The majority of the neighborhood’s Jewish people were working poor, employed in the local garment trade or as petty clerks, teamsters, coachmen, artisans, grape pressers, or harvesters. Because of the ferocity with which the attacks were carried out in this neighborhood, the information gathered about its residents’ occupations, the dimensions of its courtyards, the stock on the shelves of their looted stores, and their sparse domestic possessions is more comprehensive and intimate in its concrete details about Jews than is available anywhere else in the Russian empire at the time.

Prior to 1903, the average Jewish-owned shop in market squares or elsewhere was understocked. This held true throughout Bessarabia. And as the Jewish population grew, poverty increased: Between 1895 and 1900, the number of people living off charity doubled. Most Jews who bought and sold grain were destitute, living from deal to deal.

Supporters, such as Kishinev’s Mayor Schmidt, saw these agents as a positive force in local trade and commerce; others countered that Jews, including the Jewish poor, were exploitative and an impediment, blocking roads to town and cajoling peasants hauling grain or hay to the city’s markets to sell their goods on the spot at lower prices than they would yield if brought to market.
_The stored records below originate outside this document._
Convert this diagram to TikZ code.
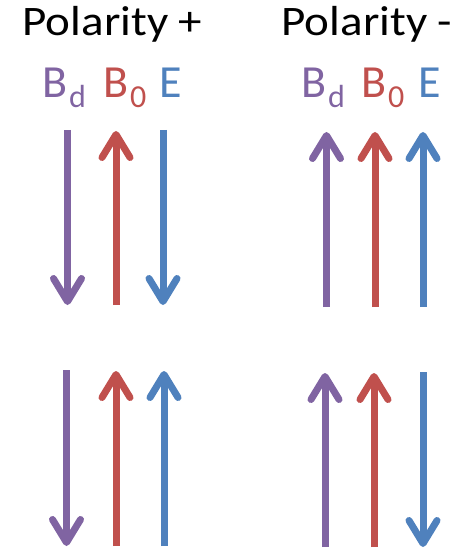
\documentclass[tikz,border=0pt]{standalone}
\usepackage{fontspec}
\setmainfont{Carlito}
\usetikzlibrary{arrows.meta}
\definecolor{cpurple}{HTML}{8064A2}
\definecolor{cred}{HTML}{C0504D}
\definecolor{cblue}{HTML}{4F81BD}
\tikzset{
  vec/.style={line width=7pt, -{Straight Barb[length=23pt,width=28pt,line cap=round,line join=round]}},
  ttl/.style={anchor=base, inner sep=0pt, font=\fontsize{42}{42}\selectfont},
  lbl/.style={anchor=base west, inner sep=0pt, font=\fontsize{46}{46}\selectfont},
}
\newcommand{\subtxt}[1]{\kern2pt\raisebox{-10pt}{\fontsize{32}{32}\selectfont #1}}
\begin{document}
\begin{tikzpicture}[x=1pt,y=-1pt]
\useasboundingbox (0,0) rectangle (462,553);
% titles
\node[ttl] (t1) at (112.5,36) {\scalebox{1.12}[1]{Polarity +}};
\node[ttl] (t2) at (367,36) {\scalebox{1.12}[1]{Polarity -}};
% labels
\node[lbl, text=cpurple] (l1) at (42,98) {B\subtxt{d}};
\node[lbl, text=cred] (l2) at (103,98) {B\subtxt{0}};
\node[lbl, text=cblue] (l3) at (159,98) {E};
\node[lbl, text=cpurple] (l4) at (301,98) {B\subtxt{d}};
\node[lbl, text=cred] (l5) at (361,98) {B\subtxt{0}};
\node[lbl, text=cblue] (l6) at (418,98) {E};
% coordinates: panel 1 row 1
\coordinate (a1t) at (67.5,130); \coordinate (a1b) at (67.5,305);
\coordinate (a2t) at (116,131); \coordinate (a2b) at (116,305);
\coordinate (a3t) at (163,130); \coordinate (a3b) at (163,305);
% panel 1 row 2
\coordinate (b1t) at (66.5,370); \coordinate (b1b) at (66.5,546);
\coordinate (b2t) at (116,371); \coordinate (b2b) at (116,546);
\coordinate (b3t) at (164,371); \coordinate (b3b) at (164,546);
% panel 2 row 1
\coordinate (c1t) at (326.5,132); \coordinate (c1b) at (326.5,307);
\coordinate (c2t) at (375,132); \coordinate (c2b) at (375,307);
\coordinate (c3t) at (423,132); \coordinate (c3b) at (423,307);
% panel 2 row 2
\coordinate (d1t) at (325,373); \coordinate (d1b) at (325,547);
\coordinate (d2t) at (374,373); \coordinate (d2b) at (374,547);
\coordinate (d3t) at (423,372); \coordinate (d3b) at (423,547);
% arrows
\draw[vec, cpurple] (a1t) -- (a1b);
\draw[vec, cred] (a2b) -- (a2t);
\draw[vec, cblue] (a3t) -- (a3b);
\draw[vec, cpurple] (b1t) -- (b1b);
\draw[vec, cred] (b2b) -- (b2t);
\draw[vec, cblue] (b3b) -- (b3t);
\draw[vec, cpurple] (c1b) -- (c1t);
\draw[vec, cred] (c2b) -- (c2t);
\draw[vec, cblue] (c3b) -- (c3t);
\draw[vec, cpurple] (d1b) -- (d1t);
\draw[vec, cred] (d2b) -- (d2t);
\draw[vec, cblue] (d3t) -- (d3b);
\end{tikzpicture}
\end{document}
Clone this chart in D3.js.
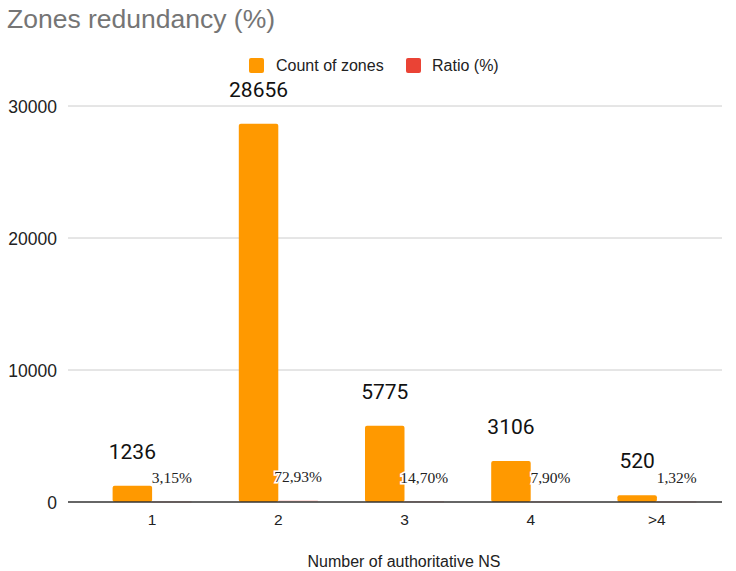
<!DOCTYPE html>
<html><head><meta charset="utf-8">
<script src="https://cdn.jsdelivr.net/npm/d3@7"></script>
<style>body{margin:0;background:#fff}</style>
</head><body>
<svg id="c" width="736" height="571"></svg>
<script>
const categories = ["1","2","3","4",">4"];
const countOfZones = [1236, 28656, 5775, 3106, 520];
const ratioPct = [3.15, 72.93, 14.70, 7.90, 1.32];
const ratioLabels = ["3,15%","72,93%","14,70%","7,90%","1,32%"];
const yTicks = [0, 10000, 20000, 30000];
const seriesNames = ["Count of zones", "Ratio (%)"];
const colors = ["#ff9900", "#ea4335"];

const svg = d3.select("#c");
const plotL = 68, plotR = 722, y0 = 502, yTop = 106;

const x = d3.scaleBand().domain(categories).range([89, 720]).paddingInner(0).paddingOuter(0);
const y = d3.scaleLinear().domain([0, 30000]).range([y0, yTop]);
const bw = 39.5;
const sans = "Liberation Sans, Arial, sans-serif";

// title
svg.append("text").attr("x", 7).attr("y", 28).attr("font-family", sans)
  .attr("font-size", 26.5).attr("fill", "#757575").text("Zones redundancy (%)");

// legend
const leg = [{x:249, tx:276},{x:406, tx:432}];
seriesNames.forEach((s,i)=>{
  svg.append("rect").attr("x", leg[i].x).attr("y", 58).attr("width", 15).attr("height", 15).attr("rx", 2).attr("fill", colors[i]);
  svg.append("text").attr("x", leg[i].tx).attr("y", 71).attr("font-family", sans)
    .attr("font-size", 16).attr("fill", "#222").text(s);
});

// gridlines
svg.append("g").selectAll("line").data(yTicks.filter(d=>d>0)).join("line")
  .attr("x1", plotL).attr("x2", plotR).attr("y1", d=>y(d)).attr("y2", d=>y(d))
  .attr("stroke", "#cccccc").attr("stroke-width", 1);

// y axis labels
const yAxis = d3.axisLeft(y).tickValues(yTicks).tickSize(0).tickPadding(0).tickFormat(d3.format("d"));
const ga = svg.append("g").attr("transform", `translate(57,0)`).call(yAxis);
ga.select(".domain").remove();
ga.selectAll("text").attr("font-family", sans).attr("font-size", 17.5).attr("fill", "#222").attr("dy", "0.35em");

// bars
const g = svg.append("g");
categories.forEach((c,i)=>{
  const cx = x(c) + x.bandwidth()/2;
  g.append("rect").attr("x", cx - bw).attr("y", y(countOfZones[i])).attr("width", bw)
    .attr("height", y0 - y(countOfZones[i])).attr("rx", 2).attr("fill", colors[0]);
  g.append("rect").attr("x", cx).attr("y", y(ratioPct[i]) - 0.5).attr("width", bw)
    .attr("height", Math.max(1, y0 - y(ratioPct[i]))).attr("fill", colors[1]).attr("opacity", 0.35);
  g.append("text").attr("x", cx - bw/2).attr("y", y(countOfZones[i]) - 27).attr("text-anchor", "middle")
    .attr("font-family", "Roboto, sans-serif").attr("font-size", 21).attr("fill", "#111").text(countOfZones[i]);
  g.append("text").attr("x", cx + bw/2).attr("y", y(ratioPct[i]) - 19).attr("text-anchor", "middle")
    .attr("font-family", "Liberation Serif, Times New Roman, serif").attr("font-size", 15.5).attr("fill", "#222")
    .attr("stroke", "#fff").attr("stroke-width", 3).attr("paint-order", "stroke").text(ratioLabels[i]);
});

// baseline
svg.append("line").attr("x1", plotL).attr("x2", plotR).attr("y1", y0).attr("y2", y0).attr("stroke", "#333").attr("stroke-width", 1.5);

// x axis labels
const xAxis = d3.axisBottom(x).tickSize(0).tickPadding(0);
const gx = svg.append("g").attr("transform", `translate(0,${y0})`).call(xAxis);
gx.select(".domain").remove();
gx.selectAll("text").attr("font-family", sans).attr("font-size", 15.5).attr("fill", "#222")
  .attr("dy", 0).attr("y", 23);
gx.selectAll(".tick").attr("transform", d => `translate(${x(d) + x.bandwidth()/2},0)`);

// x title
svg.append("text").attr("x", 404).attr("y", 567).attr("text-anchor", "middle").attr("font-family", sans)
  .attr("font-size", 16).attr("fill", "#222").text("Number of authoritative NS");
</script>
</body></html>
Such critics despised not only the region’s itinerant salesmen, nearly all of whom were Jews who went from town to village as peddlers, frequently also acting as moneylenders.

Beginning in the 1880s, regulations banning Jewish residence in rural districts resulted in an influx of Jews into Bessarabia’s cities, particularly Kishinev; by 1897, 54,910 of the district’s 280,000 population, which encompassed a greater swath than just the city itself, were Jewish. Rural residence for Jews was not impossible; the restrictions could be circumvented through bribery or special arrangements with noblemen or others, but they were fraught with contradictions, as well as ordinances allowing Jews to live temporarily without specifying what “temporary” meant.

Thus, even after Jews were driven from villages, it was usual for them to continue to live there by leasing properties and then subleasing them to peasants. Such deals were even more common in Bessarabia due to the prevalence of bribery and the desire of Jews, many of whom were recent newcomers, to maintain their newfound footing.

With few structures taller than four or five stories, many Jews in Kishinev lived on village-like streets in flats packed around little courtyards surrounded by fruit trees; others lived in ornate, attractive, one-story Galician-inspired cottages, many of which were close to the New Market.

Wealthier Jews lived in spacious mansions and hired top architects to design their enterprises, including pharmacies, print shops, and the like, which were among the best in town. For example, the Kogen pharmacy was a local icon, richly decorated and filled with natural light thanks to its large windows; its wedding-cake-like structure was prominently positioned on one of the city’s greatest streets.

Despite significant economic growth at the turn of the century, Kishinev maintained the feel of a small town, with its largest, shaded park adjacent to the city’s Holy Gates and the Cathedral of Christ’s Nativity, a place where non-Jews and Jews walked side by side on Sundays and during festivals. A few blocks away, the Museum of Ethnography and National History, founded by one of the city’s more distinguished figures (rumored to be of Jewish descent) and built in Moorish style in the 1870s, remained a popular destination.

Pleasures were generally modest, and the local rich were rarely known to flaunt their wealth in comparison to those in Odessa, as was frequently remarked in Kishinev.